U.S. Woman Among Aid Workers Killed in Afghanistan

U.S. aid organization's vehicle attacked by suspected Taliban militants.

ByABC News
February 19, 2009, 12:48 AM

LONDON, August 13, 2008 — -- Three foreign women, including an American, were killed in an ambush of international aid workers in Afghanistan today, Afghan officials said.

Abdullah Wardak, the governor of Logar province south of Kabul where the incident took place, told Reuters that the women and their driver were travelling towards Kabul when they were attacked with small-arms fire from another car.

The women worked for the New York-based International Rescue Committee (IRC). Following the attack, the IRC announced in a statement to ABC News that it "has suspended its humanitarian aid programs in Afghanistan indefinitely."

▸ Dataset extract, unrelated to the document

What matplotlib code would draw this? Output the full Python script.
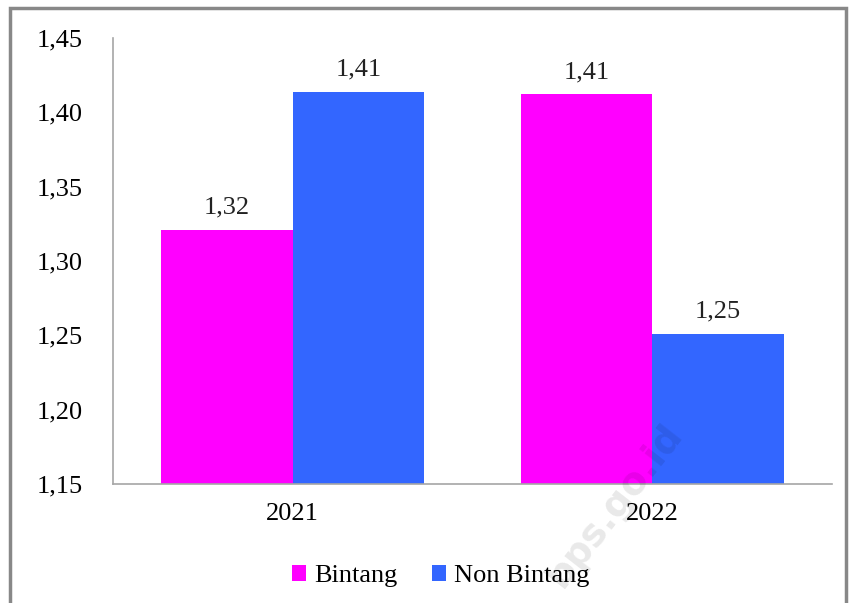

A spokesperson for the IRC told ABC News that the attack killed a woman described as an American/Trinidadian. It wasn't clear whether the woman had dual citizenship. Also killed in the ambush was a Canadian woman and a woman described as having British/Canadian citizenship. The women's Afghan driver was also killed and another Afghan driver was critically wounded.

The IRC told ABC News that the women were traveling to Kabul in a clearly marked IRC vehicle when they came under fire, suggesting that the aid workers were clearly targeted and not victims of a random assault.

Wardak told Reuters that the ambush was carried out "by the opposition forces" in Afghanistan, a phrase often used to describe Taliban militants.

The attack is the bloodiest single attack on foreign humanitarian workers in Afghanistan in recent years.

Rising violence has already forced aid agencies to restrict humanitarian work at a time when drought and high prices are putting more people under pressure.

Three district IRC offices have been attacked and destroyed since March, the IRC Web site said. Two Afghans working for IRC were killed in an ambush, also in Logar province, in July 2007.

In a statement released to ABC News, IRC President George Rupp said, "We are stunned and profoundly saddened by this tragic loss."

"These extraordinary individuals were deeply committed to aiding the people of Afghanistan, especially the children who have seen so much strife."

The IRC has been working in Afghanistan for 20 years, providing emergency relief, rehabilitation, protection of human rights and post-conflict development in countries around the world, according to its Web site.